Information supplied:
[Start]

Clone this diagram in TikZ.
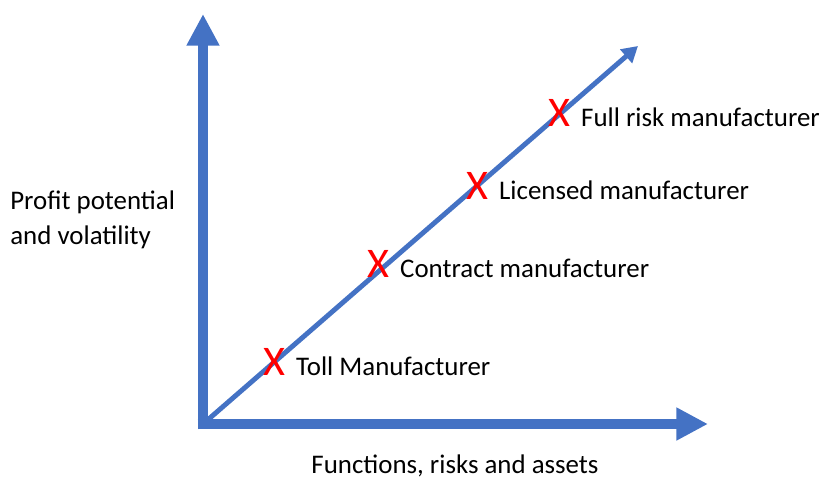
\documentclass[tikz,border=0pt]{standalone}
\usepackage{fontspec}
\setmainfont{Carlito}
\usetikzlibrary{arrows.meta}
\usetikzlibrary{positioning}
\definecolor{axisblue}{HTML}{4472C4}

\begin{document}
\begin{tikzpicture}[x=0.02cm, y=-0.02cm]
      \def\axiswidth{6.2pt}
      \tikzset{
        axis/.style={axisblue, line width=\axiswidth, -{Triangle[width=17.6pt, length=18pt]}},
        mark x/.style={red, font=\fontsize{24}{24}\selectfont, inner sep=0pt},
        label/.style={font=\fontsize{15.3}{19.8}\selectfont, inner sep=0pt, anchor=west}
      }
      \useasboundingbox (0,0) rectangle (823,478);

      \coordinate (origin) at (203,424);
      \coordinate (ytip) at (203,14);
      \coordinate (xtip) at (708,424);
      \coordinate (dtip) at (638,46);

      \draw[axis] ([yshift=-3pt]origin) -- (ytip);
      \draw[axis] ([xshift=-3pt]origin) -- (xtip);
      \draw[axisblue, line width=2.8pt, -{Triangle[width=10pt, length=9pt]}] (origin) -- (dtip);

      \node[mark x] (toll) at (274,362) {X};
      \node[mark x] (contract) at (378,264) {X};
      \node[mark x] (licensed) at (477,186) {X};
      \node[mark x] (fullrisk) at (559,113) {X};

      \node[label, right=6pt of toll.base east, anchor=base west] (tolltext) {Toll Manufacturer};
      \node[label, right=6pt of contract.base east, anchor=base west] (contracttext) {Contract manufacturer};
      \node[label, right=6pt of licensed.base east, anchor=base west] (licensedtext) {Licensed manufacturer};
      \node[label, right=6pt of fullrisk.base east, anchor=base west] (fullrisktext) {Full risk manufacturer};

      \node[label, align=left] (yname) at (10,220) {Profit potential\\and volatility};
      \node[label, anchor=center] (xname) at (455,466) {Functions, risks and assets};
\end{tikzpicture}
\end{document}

[End]

Task: Write the listing out a second time exactly, dropping all images.

The reply:
Clone this diagram in TikZ.
\documentclass[tikz,border=0pt]{standalone}
\usepackage{fontspec}
\setmainfont{Carlito}
\usetikzlibrary{arrows.meta}
\usetikzlibrary{positioning}
\definecolor{axisblue}{HTML}{4472C4}

\begin{document}
\begin{tikzpicture}[x=0.02cm, y=-0.02cm]
      \def\axiswidth{6.2pt}
      \tikzset{
        axis/.style={axisblue, line width=\axiswidth, -{Triangle[width=17.6pt, length=18pt]}},
        mark x/.style={red, font=\fontsize{24}{24}\selectfont, inner sep=0pt},
        label/.style={font=\fontsize{15.3}{19.8}\selectfont, inner sep=0pt, anchor=west}
      }
      \useasboundingbox (0,0) rectangle (823,478);

      \coordinate (origin) at (203,424);
      \coordinate (ytip) at (203,14);
      \coordinate (xtip) at (708,424);
      \coordinate (dtip) at (638,46);

      \draw[axis] ([yshift=-3pt]origin) -- (ytip);
      \draw[axis] ([xshift=-3pt]origin) -- (xtip);
      \draw[axisblue, line width=2.8pt, -{Triangle[width=10pt, length=9pt]}] (origin) -- (dtip);

      \node[mark x] (toll) at (274,362) {X};
      \node[mark x] (contract) at (378,264) {X};
      \node[mark x] (licensed) at (477,186) {X};
      \node[mark x] (fullrisk) at (559,113) {X};

      \node[label, right=6pt of toll.base east, anchor=base west] (tolltext) {Toll Manufacturer};
      \node[label, right=6pt of contract.base east, anchor=base west] (contracttext) {Contract manufacturer};
      \node[label, right=6pt of licensed.base east, anchor=base west] (licensedtext) {Licensed manufacturer};
      \node[label, right=6pt of fullrisk.base east, anchor=base west] (fullrisktext) {Full risk manufacturer};

      \node[label, align=left] (yname) at (10,220) {Profit potential\\and volatility};
      \node[label, anchor=center] (xname) at (455,466) {Functions, risks and assets};
\end{tikzpicture}
\end{document}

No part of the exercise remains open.